Light-driven enzymatic degradation of lignocellulose by pigments and metalloenzymes

Light is the basic input for the buildup of organic carbon, but it may also be important for the turnover of organic carbon. In this presentation we describe a new light-driven enzymatic pathway for oxidation of organic carbon. A simple photosystem consisting of an electron donating pigment and an electron-accepting enzyme is capable of oxidizing cellulose and hemicellulose to levels never seen before. The system has a common enzyme as its functional protein, the powerful and widely distributed oxidative enzymes lytic polysaccharide monooxygenases (LPMOs). These enzymes require an external electron donor, and we use excited photosynthetic pigments thylakoids or chlorophyllin for what we have named light-induced-electron-transfer (LIET). LPMOs combined with pigments are exposed to light, results in a never before seen 100-fold increase in catalytic activity. Both reaction rates and product levels increase substantially, just as the substrate specificity is broadened to include both cellulose and hemicellulose. The basic driving force for the LPMO reaction is the transfer of light energy via the photosynthetic pigments.

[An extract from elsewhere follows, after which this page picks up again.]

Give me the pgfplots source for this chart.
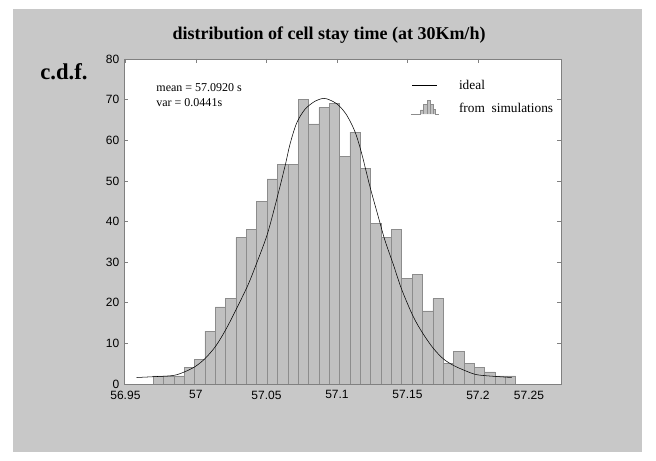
\documentclass[border=0pt]{standalone}
\usepackage{fontspec}
\setmainfont{Liberation Serif}
\newfontfamily\arialfont{Liberation Sans}
\usepackage{pgfplots}
\pgfplotsset{compat=1.18}
\definecolor{bggray}{RGB}{200,200,200}
\definecolor{barfill}{RGB}{192,192,192}
\definecolor{baredge}{RGB}{140,140,140}
\definecolor{axgray}{RGB}{128,128,128}
\begin{document}
\begin{tikzpicture}
\fill[white] (0pt,0pt) rectangle (492pt,345pt);
\fill[bggray] (9.75pt,6pt) rectangle (481.5pt,338.25pt);
\node[anchor=base, font=\bfseries\fontsize{13.5}{15}\selectfont] at (246.75pt,315pt) {distribution of cell stay time (at 30Km/h)};
\node[anchor=base, font=\bfseries\fontsize{17}{19}\selectfont] at (48pt,285pt) {c.d.f.};
\begin{axis}[
  at={(93pt,57pt)}, anchor=south west,
  scale only axis, width=327.75pt, height=243.75pt,
  xmin=56.949, xmax=57.2589, ymin=0, ymax=80,
  axis background/.style={fill=white},
  axis line style={axgray},
  every tick/.style={axgray},
  tick align=inside,
  major tick length=3pt,
  xtick pos=upper, xticklabel pos=lower,
  xtick={56.95,57,57.05,57.1,57.15,57.2},
  xticklabels={56.95,57,57.05,57.1,57.15,57.2},
  extra x ticks={57.2362}, extra x tick labels={57.25},
  extra x tick style={major tick length=0pt},
  ytick={0,10,...,80},
  /pgf/number format/assume math mode=true,
  ticklabel style={font=\arialfont\fontsize{9}{10}\selectfont},
  xticklabel style={yshift=-1.5pt},
  legend style={draw=none, fill=none, at={(rel axis cs:0.655,0.945)}, anchor=north west,
    font=\fontsize{10}{12}\selectfont, row sep=5pt, inner sep=0pt,
    /tikz/every odd column/.style={column sep=13pt}},
  legend cell align=left,
]
\addplot[ybar interval, fill=barfill, draw=baredge, forget plot] coordinates {
(56.9697,2) (56.9770,2) (56.9844,2) (56.9917,4) (56.9991,6)
(57.0064,13) (57.0138,19) (57.0211,21) (57.0284,36) (57.0358,38)
(57.0431,45) (57.0505,50.5) (57.0578,54) (57.0652,54) (57.0725,70)
(57.0798,64) (57.0872,68) (57.0945,69) (57.1019,56) (57.1092,62)
(57.1166,53) (57.1239,39.5) (57.1312,36) (57.1386,38) (57.1459,26)
(57.1533,27) (57.1606,18) (57.1680,21) (57.1753,5) (57.1826,8)
(57.1900,5) (57.1973,4) (57.2047,3) (57.2120,2) (57.2194,2)
(57.2267,2)
};
\addplot[black, smooth, forget plot] coordinates {
(56.958,1.6) (56.970,1.8) (56.984,2.1) (56.992,3.0) (56.9995,4.3)
(57.0066,6.3) (57.0142,9.4) (57.0215,13.6) (57.0289,18.6) (57.0367,24.2)
(57.0418,28.6) (57.0501,36.3) (57.0560,43.7) (57.0631,53.5) (57.0667,59.0)
(57.0714,64.2) (57.0773,67.6) (57.0844,69.6) (57.0905,70.3) (57.0950,69.9)
(57.1009,68.7) (57.1069,66.2) (57.1128,62.1) (57.1175,56.8) (57.1234,48.6)
(57.1293,41.2) (57.1340,35.4) (57.1399,29.5) (57.1459,23.3) (57.1541,16.6)
(57.1612,12.3) (57.1683,8.8) (57.1754,6.2) (57.1825,4.6) (57.1908,3.3)
(57.1990,2.3) (57.2108,1.9) (57.2239,1.6)
};
\addlegendimage{legend image code/.code={\draw[black] (0pt,0pt) -- (19pt,0pt);}}
\addlegendentry{ideal}
\addlegendimage{legend image code/.code={
  \draw[baredge, fill=barfill] (-1pt,-4pt) -- (6.2pt,-4pt) -- (6.2pt,-0.8pt) -- (8.7pt,-0.8pt) -- (8.7pt,3.5pt) -- (11.2pt,3.5pt) -- (11.2pt,6pt) -- (13.7pt,6pt) -- (13.7pt,3.5pt) -- (16.2pt,3.5pt) -- (16.2pt,-0.3pt) -- (17.5pt,-0.3pt) -- (17.5pt,-4pt) -- (20pt,-4pt);
  \draw[baredge] (8.7pt,-4pt) -- (8.7pt,-0.8pt) (11.2pt,-4pt) -- (11.2pt,3.5pt) (13.7pt,-4pt) -- (13.7pt,3.5pt) (16.2pt,-4pt) -- (16.2pt,-0.3pt);
}}
\addlegendentry{from\ \ simulations}
\node[anchor=base west, font=\fontsize{9}{10}\selectfont] at (rel axis cs:0.0634,0.9015) {mean = 57.0920 s};
\node[anchor=base west, font=\fontsize{9}{10}\selectfont] at (rel axis cs:0.0634,0.8535) {var = 0.0441s};
\end{axis}
\end{tikzpicture}
\end{document}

Thus LPMO enzymes and pigment derivatives common in the environment of plant-degrading organisms form a highly reactive and stable light-driven system increasing the turnover rate and versatility of LPMOs. In the presentation we describe the basic components of the system and their reactions, discuss the electron pathways and outline the potential impact and role of LIET for enzymatic catalysis in both ecosystems and industrial applications.